Proposition 8 Backers Request “En Banc” Review By Full 9th Circuit

(The Bay Area Reporter) The backers of California’s ban against same-sex marriage have asked the 9th U.S. Circuit Court of Appeals to review a recent ruling that found voters did not have the right to adopt the antigay law.

In a 2-1 decision released February 7 a three-judge appellate panel upheld the 2010 ruling by now-retired U.S. District Court Judge Vaughn Walker that the constitutional amendment voters passed in 2008, known as Proposition 8, is unconstitutional. 

Lawyers for Protectmarriage.com, the group that succeeded in having voters adopt Prop 8, filed their request with the federal appellate court Tuesday, February 21. The move was expected and means Prop 8 will remain in effect for the time being.
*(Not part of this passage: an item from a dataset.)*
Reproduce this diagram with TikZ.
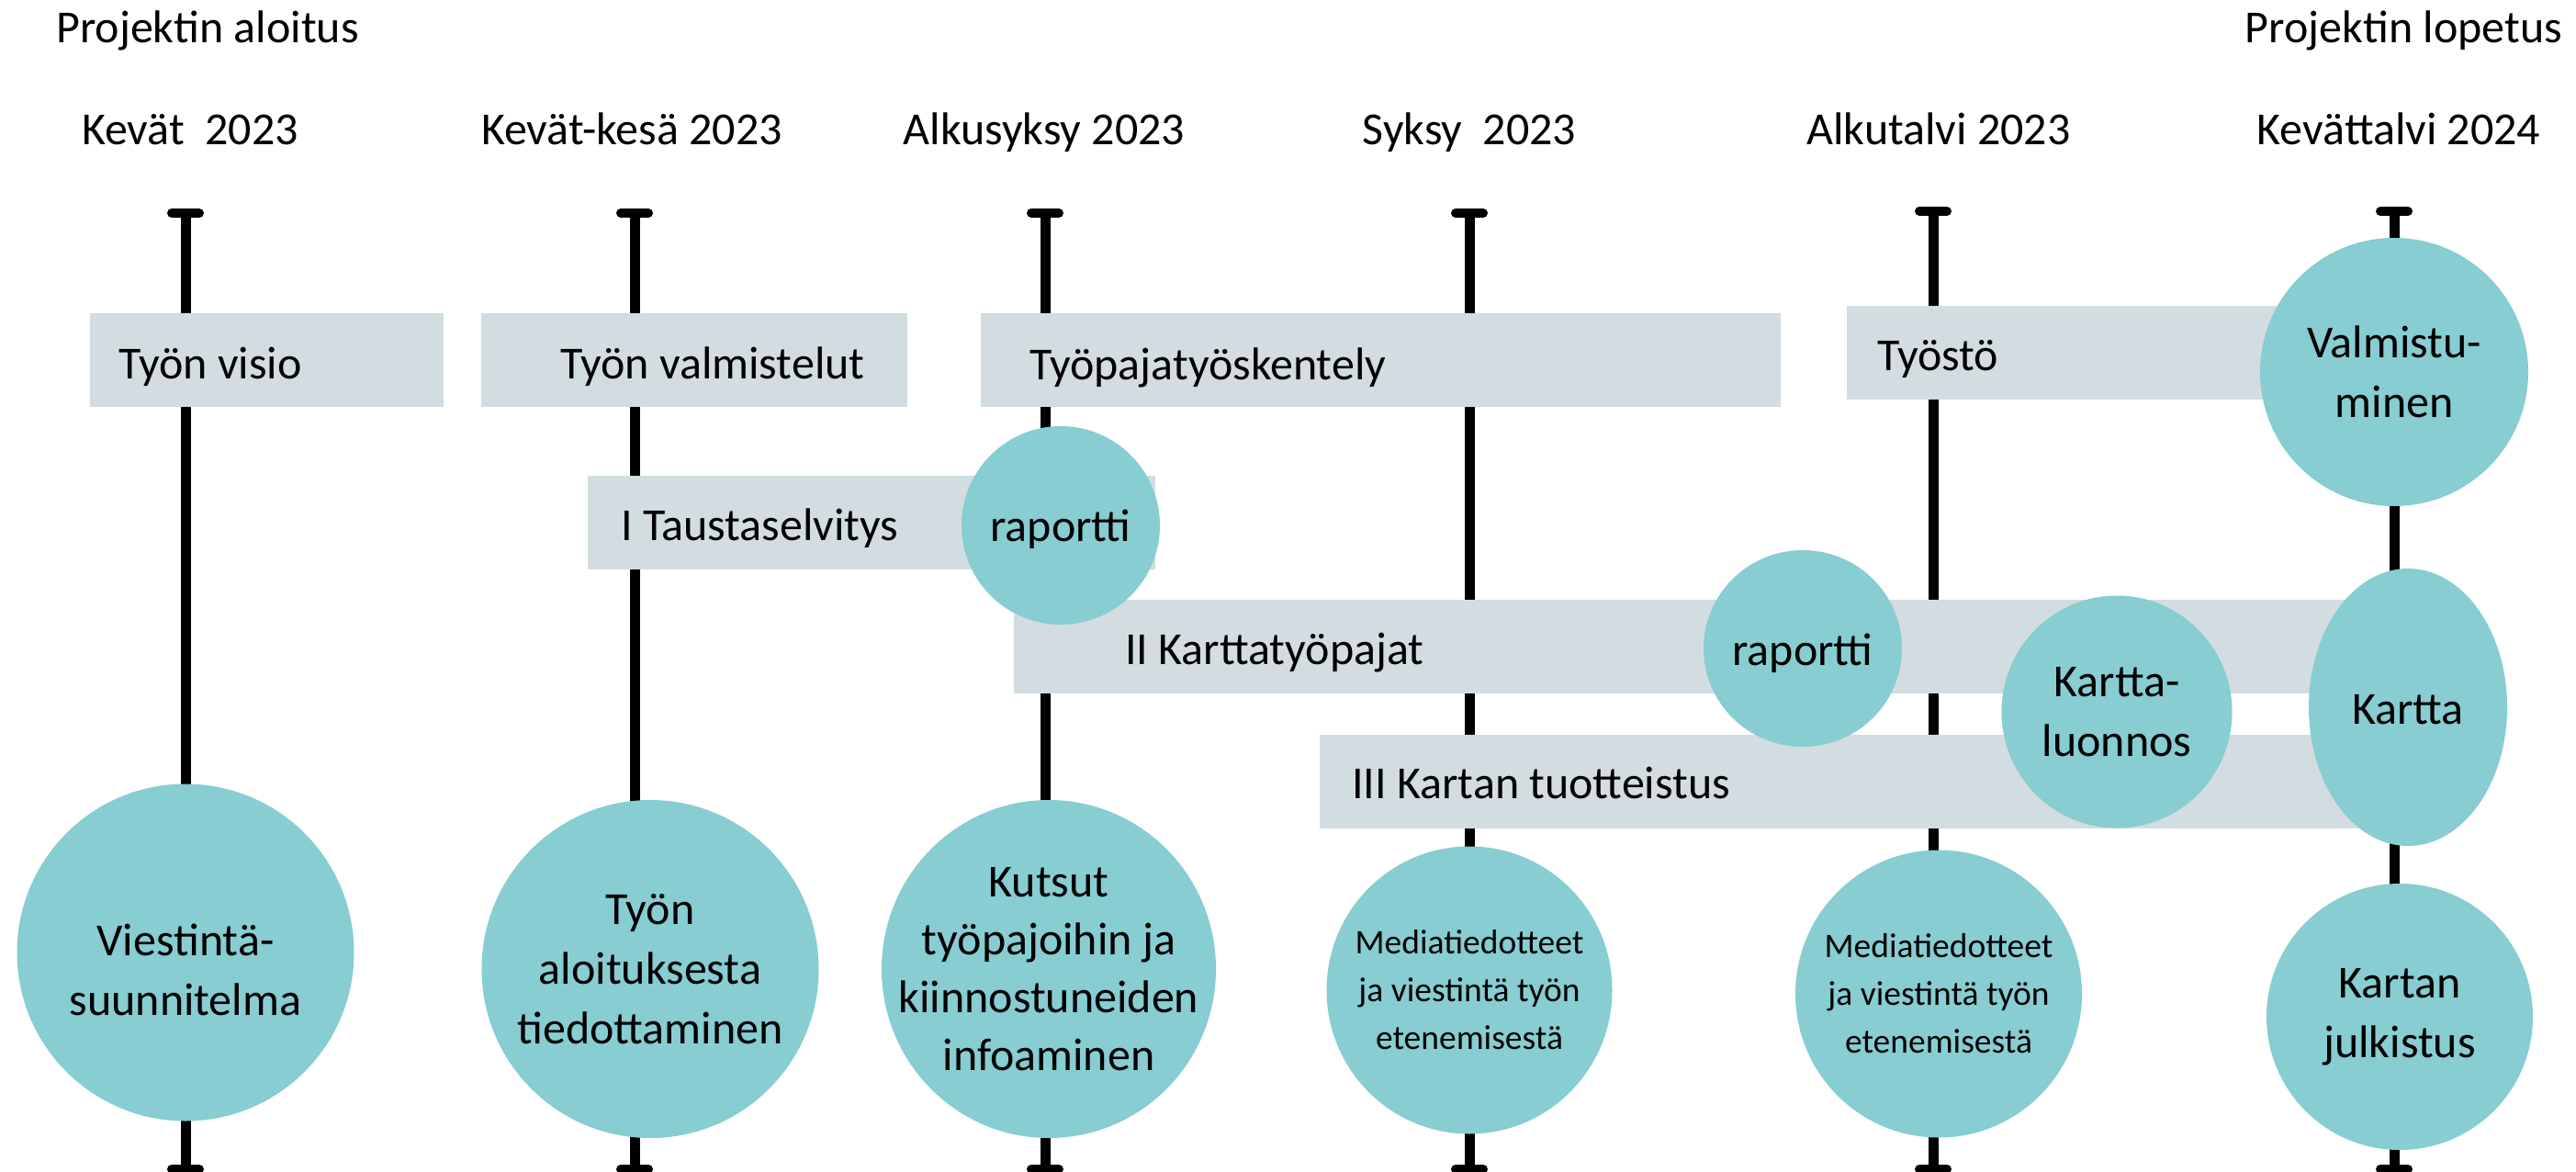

They are seeking what is known as an en banc review, in which the chief judge of the appellate court and 10 other judges of the 9th Circuit assigned at random reconsider the case.

A majority of the 9th Circuit’s 25 judges in regular active service must vote to grant the request. According to the court’s rules published online, en banc reviews are “not favored” and “ordinarily will not be ordered” unless there is a need to “secure or maintain uniformity of the court’s decisions” or the case raises “a question of exceptional importance.”
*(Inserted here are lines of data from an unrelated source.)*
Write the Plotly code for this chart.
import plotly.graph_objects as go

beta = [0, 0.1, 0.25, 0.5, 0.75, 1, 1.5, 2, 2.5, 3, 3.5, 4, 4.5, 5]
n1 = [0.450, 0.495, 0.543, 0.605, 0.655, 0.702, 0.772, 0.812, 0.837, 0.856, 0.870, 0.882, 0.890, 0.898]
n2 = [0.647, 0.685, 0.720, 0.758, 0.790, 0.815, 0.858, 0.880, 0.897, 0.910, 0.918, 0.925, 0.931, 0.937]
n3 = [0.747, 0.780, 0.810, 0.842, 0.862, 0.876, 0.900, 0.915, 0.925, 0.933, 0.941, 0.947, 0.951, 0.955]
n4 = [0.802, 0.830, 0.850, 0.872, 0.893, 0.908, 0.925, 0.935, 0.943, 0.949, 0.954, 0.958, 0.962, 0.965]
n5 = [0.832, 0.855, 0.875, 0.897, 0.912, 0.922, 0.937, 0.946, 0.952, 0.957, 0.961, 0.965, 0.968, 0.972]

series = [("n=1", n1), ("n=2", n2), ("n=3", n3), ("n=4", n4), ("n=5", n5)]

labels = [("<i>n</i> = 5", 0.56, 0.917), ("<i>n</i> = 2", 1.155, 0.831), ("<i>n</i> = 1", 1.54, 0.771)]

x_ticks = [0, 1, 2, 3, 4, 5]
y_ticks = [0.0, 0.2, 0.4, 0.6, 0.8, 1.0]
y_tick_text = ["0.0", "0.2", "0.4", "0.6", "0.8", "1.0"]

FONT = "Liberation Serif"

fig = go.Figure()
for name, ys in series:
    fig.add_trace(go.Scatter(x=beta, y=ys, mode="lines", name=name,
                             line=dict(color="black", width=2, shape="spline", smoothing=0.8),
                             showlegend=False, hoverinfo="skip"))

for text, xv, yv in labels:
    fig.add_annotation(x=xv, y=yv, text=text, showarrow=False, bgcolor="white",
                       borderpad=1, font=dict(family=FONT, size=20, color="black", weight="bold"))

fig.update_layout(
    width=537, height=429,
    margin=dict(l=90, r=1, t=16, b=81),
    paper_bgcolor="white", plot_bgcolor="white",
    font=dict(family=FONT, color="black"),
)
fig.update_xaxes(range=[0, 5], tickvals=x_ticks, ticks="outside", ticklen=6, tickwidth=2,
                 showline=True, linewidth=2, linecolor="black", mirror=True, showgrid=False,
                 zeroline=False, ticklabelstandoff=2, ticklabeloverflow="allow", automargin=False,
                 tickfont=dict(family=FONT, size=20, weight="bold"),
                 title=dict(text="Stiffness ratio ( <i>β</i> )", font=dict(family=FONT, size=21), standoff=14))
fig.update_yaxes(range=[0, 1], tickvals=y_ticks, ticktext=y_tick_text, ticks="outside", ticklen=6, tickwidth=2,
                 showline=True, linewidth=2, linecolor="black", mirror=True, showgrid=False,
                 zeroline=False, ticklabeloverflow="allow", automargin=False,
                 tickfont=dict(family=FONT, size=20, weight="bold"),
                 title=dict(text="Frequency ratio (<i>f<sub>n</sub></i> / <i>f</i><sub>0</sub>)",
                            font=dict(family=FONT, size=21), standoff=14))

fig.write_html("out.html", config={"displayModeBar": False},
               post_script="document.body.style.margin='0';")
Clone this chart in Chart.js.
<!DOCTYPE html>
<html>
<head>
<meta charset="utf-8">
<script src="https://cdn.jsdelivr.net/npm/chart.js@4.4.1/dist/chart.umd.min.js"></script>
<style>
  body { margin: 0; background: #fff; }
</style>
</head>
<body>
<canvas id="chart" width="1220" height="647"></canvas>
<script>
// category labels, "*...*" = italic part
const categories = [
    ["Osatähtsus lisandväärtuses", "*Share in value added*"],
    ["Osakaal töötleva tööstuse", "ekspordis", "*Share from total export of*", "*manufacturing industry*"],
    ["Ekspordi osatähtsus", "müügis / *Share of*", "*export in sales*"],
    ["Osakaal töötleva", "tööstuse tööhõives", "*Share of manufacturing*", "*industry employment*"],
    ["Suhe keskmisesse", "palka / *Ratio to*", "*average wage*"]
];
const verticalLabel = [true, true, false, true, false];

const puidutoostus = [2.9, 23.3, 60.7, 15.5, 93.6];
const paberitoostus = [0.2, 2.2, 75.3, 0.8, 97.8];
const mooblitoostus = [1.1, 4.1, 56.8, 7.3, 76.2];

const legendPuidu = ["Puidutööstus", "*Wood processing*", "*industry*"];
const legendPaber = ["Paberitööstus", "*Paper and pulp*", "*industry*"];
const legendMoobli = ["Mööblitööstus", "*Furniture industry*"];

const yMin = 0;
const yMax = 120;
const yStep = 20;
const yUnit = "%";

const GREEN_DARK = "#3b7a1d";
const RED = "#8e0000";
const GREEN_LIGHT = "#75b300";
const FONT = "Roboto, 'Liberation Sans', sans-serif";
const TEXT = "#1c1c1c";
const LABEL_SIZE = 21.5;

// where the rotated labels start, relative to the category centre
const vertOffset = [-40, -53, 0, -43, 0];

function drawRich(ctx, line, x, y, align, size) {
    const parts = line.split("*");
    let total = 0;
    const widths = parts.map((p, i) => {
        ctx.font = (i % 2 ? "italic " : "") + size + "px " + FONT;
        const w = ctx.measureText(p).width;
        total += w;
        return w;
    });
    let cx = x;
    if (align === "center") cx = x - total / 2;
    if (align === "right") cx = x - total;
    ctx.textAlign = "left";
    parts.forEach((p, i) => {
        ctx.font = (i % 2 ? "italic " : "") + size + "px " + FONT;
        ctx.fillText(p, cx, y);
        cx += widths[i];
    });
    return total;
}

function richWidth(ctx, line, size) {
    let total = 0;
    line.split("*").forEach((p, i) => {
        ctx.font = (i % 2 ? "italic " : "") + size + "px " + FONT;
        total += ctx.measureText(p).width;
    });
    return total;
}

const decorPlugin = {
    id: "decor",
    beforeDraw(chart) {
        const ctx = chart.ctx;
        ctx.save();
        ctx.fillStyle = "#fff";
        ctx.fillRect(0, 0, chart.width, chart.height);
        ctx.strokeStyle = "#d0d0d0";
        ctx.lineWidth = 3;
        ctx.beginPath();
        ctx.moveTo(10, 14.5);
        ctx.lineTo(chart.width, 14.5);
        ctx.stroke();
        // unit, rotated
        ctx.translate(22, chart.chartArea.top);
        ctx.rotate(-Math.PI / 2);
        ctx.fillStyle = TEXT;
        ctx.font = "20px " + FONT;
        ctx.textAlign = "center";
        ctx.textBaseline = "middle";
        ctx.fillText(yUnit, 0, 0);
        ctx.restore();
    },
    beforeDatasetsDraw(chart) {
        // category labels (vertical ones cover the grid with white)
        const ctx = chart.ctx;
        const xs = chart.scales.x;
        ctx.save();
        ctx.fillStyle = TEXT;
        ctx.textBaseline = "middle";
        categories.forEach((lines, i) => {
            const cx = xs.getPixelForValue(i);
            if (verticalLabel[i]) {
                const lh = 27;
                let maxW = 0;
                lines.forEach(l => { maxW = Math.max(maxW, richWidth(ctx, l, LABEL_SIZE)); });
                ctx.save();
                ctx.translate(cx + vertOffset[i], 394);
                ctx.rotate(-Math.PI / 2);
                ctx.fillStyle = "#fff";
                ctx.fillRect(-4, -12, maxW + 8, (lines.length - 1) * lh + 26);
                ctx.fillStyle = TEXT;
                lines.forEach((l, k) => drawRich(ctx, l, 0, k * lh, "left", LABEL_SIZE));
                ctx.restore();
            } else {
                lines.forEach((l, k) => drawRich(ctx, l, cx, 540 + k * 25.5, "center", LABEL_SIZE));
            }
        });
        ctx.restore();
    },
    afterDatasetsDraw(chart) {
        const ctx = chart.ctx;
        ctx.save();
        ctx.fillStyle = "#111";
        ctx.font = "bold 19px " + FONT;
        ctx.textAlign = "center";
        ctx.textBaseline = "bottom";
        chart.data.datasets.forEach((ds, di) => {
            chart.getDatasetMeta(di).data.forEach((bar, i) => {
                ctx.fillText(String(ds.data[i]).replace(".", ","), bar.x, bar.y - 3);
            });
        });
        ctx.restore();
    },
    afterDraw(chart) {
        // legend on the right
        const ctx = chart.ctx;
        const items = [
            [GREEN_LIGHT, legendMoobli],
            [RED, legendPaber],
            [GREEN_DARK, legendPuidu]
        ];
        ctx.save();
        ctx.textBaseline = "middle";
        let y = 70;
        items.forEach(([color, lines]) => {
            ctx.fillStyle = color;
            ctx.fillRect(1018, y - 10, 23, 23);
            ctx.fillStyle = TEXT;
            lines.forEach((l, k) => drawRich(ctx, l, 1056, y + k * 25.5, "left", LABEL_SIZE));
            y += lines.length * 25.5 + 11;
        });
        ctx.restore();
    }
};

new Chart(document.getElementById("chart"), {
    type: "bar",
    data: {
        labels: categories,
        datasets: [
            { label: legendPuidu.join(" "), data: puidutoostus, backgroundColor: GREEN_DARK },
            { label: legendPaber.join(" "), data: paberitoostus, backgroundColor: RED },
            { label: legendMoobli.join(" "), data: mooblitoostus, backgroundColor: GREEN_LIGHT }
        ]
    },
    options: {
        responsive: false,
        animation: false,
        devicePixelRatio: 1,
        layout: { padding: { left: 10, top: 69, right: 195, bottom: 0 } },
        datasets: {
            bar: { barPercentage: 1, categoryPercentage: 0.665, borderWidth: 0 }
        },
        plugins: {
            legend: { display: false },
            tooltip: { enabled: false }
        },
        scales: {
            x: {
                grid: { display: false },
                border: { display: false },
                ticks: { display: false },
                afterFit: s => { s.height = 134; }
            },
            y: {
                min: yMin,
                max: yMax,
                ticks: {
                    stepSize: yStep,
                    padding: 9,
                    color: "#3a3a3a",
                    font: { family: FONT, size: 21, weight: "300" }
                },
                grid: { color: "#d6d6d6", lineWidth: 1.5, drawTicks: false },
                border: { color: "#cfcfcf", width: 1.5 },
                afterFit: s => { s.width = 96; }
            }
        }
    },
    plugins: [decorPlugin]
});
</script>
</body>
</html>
In their 61-page request with the court, Prop 8’s attorneys contend that “the panel majority’s decision conflicts with decisions of the United States Supreme Court” as well as the 9th Circuit.

They also contend that an important question is raised by the case: if the 14th Amendment to the United States Constitution prohibits a state from limiting marriage to opposite-sex couples.